» **Material**:
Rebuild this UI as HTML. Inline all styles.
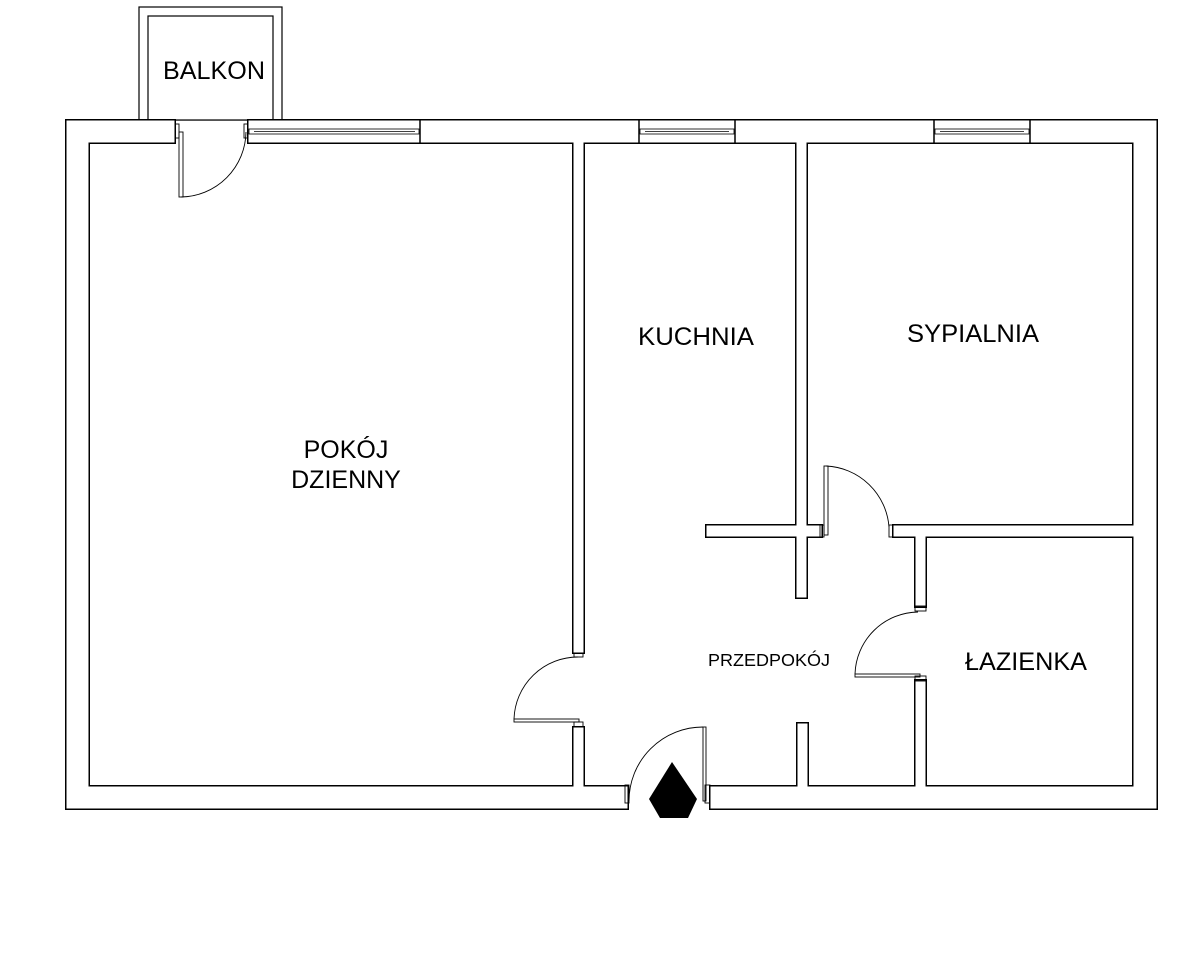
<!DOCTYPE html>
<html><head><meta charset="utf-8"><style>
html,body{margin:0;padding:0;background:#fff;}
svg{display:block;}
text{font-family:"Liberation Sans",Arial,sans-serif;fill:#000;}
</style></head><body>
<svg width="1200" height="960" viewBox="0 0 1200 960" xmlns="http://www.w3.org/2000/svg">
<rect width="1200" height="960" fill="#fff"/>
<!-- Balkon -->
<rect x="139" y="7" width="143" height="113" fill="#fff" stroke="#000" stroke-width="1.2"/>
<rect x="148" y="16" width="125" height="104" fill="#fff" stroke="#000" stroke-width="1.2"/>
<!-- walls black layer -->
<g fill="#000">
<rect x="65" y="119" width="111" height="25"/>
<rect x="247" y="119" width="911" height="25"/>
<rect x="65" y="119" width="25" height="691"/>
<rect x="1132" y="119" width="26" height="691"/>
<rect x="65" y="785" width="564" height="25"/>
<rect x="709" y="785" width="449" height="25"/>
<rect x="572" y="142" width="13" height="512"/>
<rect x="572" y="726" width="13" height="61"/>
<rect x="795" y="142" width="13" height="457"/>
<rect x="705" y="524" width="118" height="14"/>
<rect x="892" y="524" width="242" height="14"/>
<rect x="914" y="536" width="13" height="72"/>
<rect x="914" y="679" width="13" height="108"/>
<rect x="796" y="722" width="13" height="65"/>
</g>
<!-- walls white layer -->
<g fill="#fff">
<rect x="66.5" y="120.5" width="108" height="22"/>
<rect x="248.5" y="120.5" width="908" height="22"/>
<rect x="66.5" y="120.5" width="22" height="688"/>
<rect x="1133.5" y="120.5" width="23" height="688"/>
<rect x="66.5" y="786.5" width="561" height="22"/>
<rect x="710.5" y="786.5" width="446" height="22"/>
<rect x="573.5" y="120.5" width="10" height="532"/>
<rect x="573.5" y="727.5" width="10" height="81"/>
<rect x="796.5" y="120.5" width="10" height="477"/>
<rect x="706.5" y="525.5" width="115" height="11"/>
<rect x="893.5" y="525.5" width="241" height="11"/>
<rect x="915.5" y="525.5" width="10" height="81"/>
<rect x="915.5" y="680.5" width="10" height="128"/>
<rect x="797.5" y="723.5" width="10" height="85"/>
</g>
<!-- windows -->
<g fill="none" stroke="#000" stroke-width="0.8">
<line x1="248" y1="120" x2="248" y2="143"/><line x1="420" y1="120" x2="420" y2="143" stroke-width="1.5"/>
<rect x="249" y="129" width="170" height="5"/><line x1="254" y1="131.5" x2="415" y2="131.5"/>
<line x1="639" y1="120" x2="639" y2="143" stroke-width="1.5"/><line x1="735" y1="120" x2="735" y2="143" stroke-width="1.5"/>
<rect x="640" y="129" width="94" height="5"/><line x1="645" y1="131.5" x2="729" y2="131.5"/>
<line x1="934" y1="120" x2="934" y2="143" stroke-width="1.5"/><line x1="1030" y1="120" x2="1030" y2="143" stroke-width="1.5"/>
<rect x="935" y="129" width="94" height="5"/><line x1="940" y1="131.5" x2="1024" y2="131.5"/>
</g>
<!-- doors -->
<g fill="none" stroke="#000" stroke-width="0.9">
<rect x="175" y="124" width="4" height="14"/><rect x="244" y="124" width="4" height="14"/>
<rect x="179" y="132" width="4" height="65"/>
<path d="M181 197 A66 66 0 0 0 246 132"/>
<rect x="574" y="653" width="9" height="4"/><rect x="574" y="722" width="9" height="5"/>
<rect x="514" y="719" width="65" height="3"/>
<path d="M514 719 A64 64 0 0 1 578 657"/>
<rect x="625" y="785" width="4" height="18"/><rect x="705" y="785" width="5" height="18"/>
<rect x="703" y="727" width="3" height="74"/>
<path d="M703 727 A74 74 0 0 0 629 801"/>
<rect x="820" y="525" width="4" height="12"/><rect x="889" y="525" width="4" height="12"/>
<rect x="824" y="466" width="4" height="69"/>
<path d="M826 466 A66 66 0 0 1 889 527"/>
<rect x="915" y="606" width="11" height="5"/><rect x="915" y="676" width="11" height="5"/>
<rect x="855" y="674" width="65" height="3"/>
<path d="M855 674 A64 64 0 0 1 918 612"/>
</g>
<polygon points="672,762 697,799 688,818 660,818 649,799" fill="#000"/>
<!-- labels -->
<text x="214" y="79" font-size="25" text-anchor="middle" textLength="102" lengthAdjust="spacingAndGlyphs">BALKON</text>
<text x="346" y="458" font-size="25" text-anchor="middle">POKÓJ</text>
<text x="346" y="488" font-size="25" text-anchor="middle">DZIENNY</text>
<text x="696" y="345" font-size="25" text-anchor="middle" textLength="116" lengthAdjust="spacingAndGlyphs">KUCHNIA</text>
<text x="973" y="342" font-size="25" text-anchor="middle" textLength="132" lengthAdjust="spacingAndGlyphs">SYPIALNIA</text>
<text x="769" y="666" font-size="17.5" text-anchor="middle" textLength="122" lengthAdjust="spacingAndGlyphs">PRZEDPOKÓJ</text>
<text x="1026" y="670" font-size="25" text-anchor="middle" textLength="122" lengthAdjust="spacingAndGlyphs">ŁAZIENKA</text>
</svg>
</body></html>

» **Written instruction**: Reproduce every line precisely as given, omitting all pictures.

» **Exercise solution**:
Rebuild this UI as HTML. Inline all styles.
<!DOCTYPE html>
<html><head><meta charset="utf-8"><style>
html,body{margin:0;padding:0;background:#fff;}
svg{display:block;}
text{font-family:"Liberation Sans",Arial,sans-serif;fill:#000;}
</style></head><body>
<svg width="1200" height="960" viewBox="0 0 1200 960" xmlns="http://www.w3.org/2000/svg">
<rect width="1200" height="960" fill="#fff"/>
<!-- Balkon -->
<rect x="139" y="7" width="143" height="113" fill="#fff" stroke="#000" stroke-width="1.2"/>
<rect x="148" y="16" width="125" height="104" fill="#fff" stroke="#000" stroke-width="1.2"/>
<!-- walls black layer -->
<g fill="#000">
<rect x="65" y="119" width="111" height="25"/>
<rect x="247" y="119" width="911" height="25"/>
<rect x="65" y="119" width="25" height="691"/>
<rect x="1132" y="119" width="26" height="691"/>
<rect x="65" y="785" width="564" height="25"/>
<rect x="709" y="785" width="449" height="25"/>
<rect x="572" y="142" width="13" height="512"/>
<rect x="572" y="726" width="13" height="61"/>
<rect x="795" y="142" width="13" height="457"/>
<rect x="705" y="524" width="118" height="14"/>
<rect x="892" y="524" width="242" height="14"/>
<rect x="914" y="536" width="13" height="72"/>
<rect x="914" y="679" width="13" height="108"/>
<rect x="796" y="722" width="13" height="65"/>
</g>
<!-- walls white layer -->
<g fill="#fff">
<rect x="66.5" y="120.5" width="108" height="22"/>
<rect x="248.5" y="120.5" width="908" height="22"/>
<rect x="66.5" y="120.5" width="22" height="688"/>
<rect x="1133.5" y="120.5" width="23" height="688"/>
<rect x="66.5" y="786.5" width="561" height="22"/>
<rect x="710.5" y="786.5" width="446" height="22"/>
<rect x="573.5" y="120.5" width="10" height="532"/>
<rect x="573.5" y="727.5" width="10" height="81"/>
<rect x="796.5" y="120.5" width="10" height="477"/>
<rect x="706.5" y="525.5" width="115" height="11"/>
<rect x="893.5" y="525.5" width="241" height="11"/>
<rect x="915.5" y="525.5" width="10" height="81"/>
<rect x="915.5" y="680.5" width="10" height="128"/>
<rect x="797.5" y="723.5" width="10" height="85"/>
</g>
<!-- windows -->
<g fill="none" stroke="#000" stroke-width="0.8">
<line x1="248" y1="120" x2="248" y2="143"/><line x1="420" y1="120" x2="420" y2="143" stroke-width="1.5"/>
<rect x="249" y="129" width="170" height="5"/><line x1="254" y1="131.5" x2="415" y2="131.5"/>
<line x1="639" y1="120" x2="639" y2="143" stroke-width="1.5"/><line x1="735" y1="120" x2="735" y2="143" stroke-width="1.5"/>
<rect x="640" y="129" width="94" height="5"/><line x1="645" y1="131.5" x2="729" y2="131.5"/>
<line x1="934" y1="120" x2="934" y2="143" stroke-width="1.5"/><line x1="1030" y1="120" x2="1030" y2="143" stroke-width="1.5"/>
<rect x="935" y="129" width="94" height="5"/><line x1="940" y1="131.5" x2="1024" y2="131.5"/>
</g>
<!-- doors -->
<g fill="none" stroke="#000" stroke-width="0.9">
<rect x="175" y="124" width="4" height="14"/><rect x="244" y="124" width="4" height="14"/>
<rect x="179" y="132" width="4" height="65"/>
<path d="M181 197 A66 66 0 0 0 246 132"/>
<rect x="574" y="653" width="9" height="4"/><rect x="574" y="722" width="9" height="5"/>
<rect x="514" y="719" width="65" height="3"/>
<path d="M514 719 A64 64 0 0 1 578 657"/>
<rect x="625" y="785" width="4" height="18"/><rect x="705" y="785" width="5" height="18"/>
<rect x="703" y="727" width="3" height="74"/>
<path d="M703 727 A74 74 0 0 0 629 801"/>
<rect x="820" y="525" width="4" height="12"/><rect x="889" y="525" width="4" height="12"/>
<rect x="824" y="466" width="4" height="69"/>
<path d="M826 466 A66 66 0 0 1 889 527"/>
<rect x="915" y="606" width="11" height="5"/><rect x="915" y="676" width="11" height="5"/>
<rect x="855" y="674" width="65" height="3"/>
<path d="M855 674 A64 64 0 0 1 918 612"/>
</g>
<polygon points="672,762 697,799 688,818 660,818 649,799" fill="#000"/>
<!-- labels -->
<text x="214" y="79" font-size="25" text-anchor="middle" textLength="102" lengthAdjust="spacingAndGlyphs">BALKON</text>
<text x="346" y="458" font-size="25" text-anchor="middle">POKÓJ</text>
<text x="346" y="488" font-size="25" text-anchor="middle">DZIENNY</text>
<text x="696" y="345" font-size="25" text-anchor="middle" textLength="116" lengthAdjust="spacingAndGlyphs">KUCHNIA</text>
<text x="973" y="342" font-size="25" text-anchor="middle" textLength="132" lengthAdjust="spacingAndGlyphs">SYPIALNIA</text>
<text x="769" y="666" font-size="17.5" text-anchor="middle" textLength="122" lengthAdjust="spacingAndGlyphs">PRZEDPOKÓJ</text>
<text x="1026" y="670" font-size="25" text-anchor="middle" textLength="122" lengthAdjust="spacingAndGlyphs">ŁAZIENKA</text>
</svg>
</body></html>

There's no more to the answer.